Iranian media hailed the phone call, saying it had broken decades-old taboos and “caught the world unawares”. The Etemad newspaper on Saturday carried a photomontage of Mr Rouhani and Mr Obama side by side, under a front-page banner headline declaring: “Historic contact on way home”.

Many Iranians on social media sites had cheered their president in the Big Apple, hoping that his “smile diplomacy” would ease their country’s isolation.

The impetus for the phone call came from Iranian officials after Mr Rouhani declined a White House offer to meet Mr Obama in person, apparently concerned that a widely anticipated handshake would have rankled hardliners at home. The Iranian president was keen to show that he was not, as some western media claimed, snubbing his American counterpart. A phone call was more palatable.

Mr Obama, however, cautioned against being overly optimistic. “The very fact that this was the first communication between an American and Iranian president since 1979 underscores the deep mistrust between our countries, but it also indicates the prospect of moving beyond that difficult history,” he said.

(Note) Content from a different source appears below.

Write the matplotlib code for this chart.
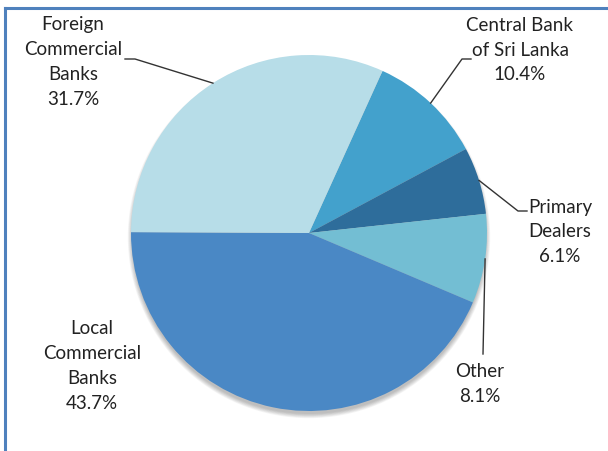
import numpy as np
import matplotlib.pyplot as plt
from matplotlib.patches import Circle
from matplotlib.lines import Line2D

# holdings of government securities by investor group (%)
sectors = ["Central Bank\nof Sri Lanka", "Primary\nDealers", "Other",
           "Local\nCommercial\nBanks", "Foreign\nCommercial\nBanks"]
shares = [10.4, 6.1, 8.1, 43.7, 31.7]
colors = ["#43a1cc", "#2e6d9b", "#73bed3", "#4a88c5", "#b7dde8"]

W, H = 608, 452
fig = plt.figure(figsize=(W / 100, H / 100), dpi=100)
ax = fig.add_axes([0, 0, 1, 1])

cx, cy, r = 309, H - 234, 178
start = 90 - 24.4

# soft shadow, mostly under the bottom edge
for i in range(7):
    ax.add_patch(Circle((cx, cy - 4), r - 1 + i * 0.7, color="black",
                        alpha=0.04, lw=0, zorder=1))

wedges, _ = ax.pie(shares, colors=colors, startangle=start, counterclock=False,
                   center=(cx, cy), radius=r, frame=True,
                   wedgeprops=dict(linewidth=0, zorder=2))
ax.set_xlim(0, W)
ax.set_ylim(0, H)
ax.set_aspect("equal")
ax.axis("off")

font = dict(family="Lato", fontsize=13.5, color="#222222", ha="center",
            va="center", linespacing=1.55)

# label position (text centre) and leader elbow, in pixels from top-left
label_xy = [(520, 50), (560, 232), (480, 384), (92, 366), (73, 62)]
elbows = [[(471, 60), (462, 60)], [(527, 212), (518, 212)], [(483, 355)],
          None, [(125, 60), (135, 60)]]

for w, name, val, (lx, ly), elb in zip(wedges, sectors, shares, label_xy, elbows):
    ax.text(lx, H - ly, f"{name}\n{val:.1f}%", zorder=5, **font)
    if elb is None:
        continue
    mid = np.deg2rad((w.theta1 + w.theta2) / 2)
    px, py = cx + r * np.cos(mid), cy + r * np.sin(mid)
    xs = [p[0] for p in elb] + [px]
    ys = [H - p[1] for p in elb] + [py]
    ax.plot(xs, ys, color="#333333", lw=1, zorder=4)

# chart frame, partly cut off at the right and bottom
border = "#4f81bd"
fig.add_artist(Line2D([5 / W, 1], [1 - 9 / H, 1 - 9 / H], color=border, lw=2.2))
fig.add_artist(Line2D([5 / W, 5 / W], [0, 1 - 9 / H], color=border, lw=2.2))

fig.savefig("out.png", dpi=100)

“The test will be meaningful, transparent and verifiable actions which can also bring relief from the comprehensive international sanctions that are currently in place.”

Some Iranian commentators, meanwhile, were worried that Israel would seek to torpedo the opening to Washington.

A senior US official said that Washington had previously informed Israel of the phone call, as well as leaders in Congress.

Israel’s hawkish premier, Benjamin Netanyahu, heads for the White House on Monday. He has accused Mr Rouhani of being a “wolf in sheep’s clothing”.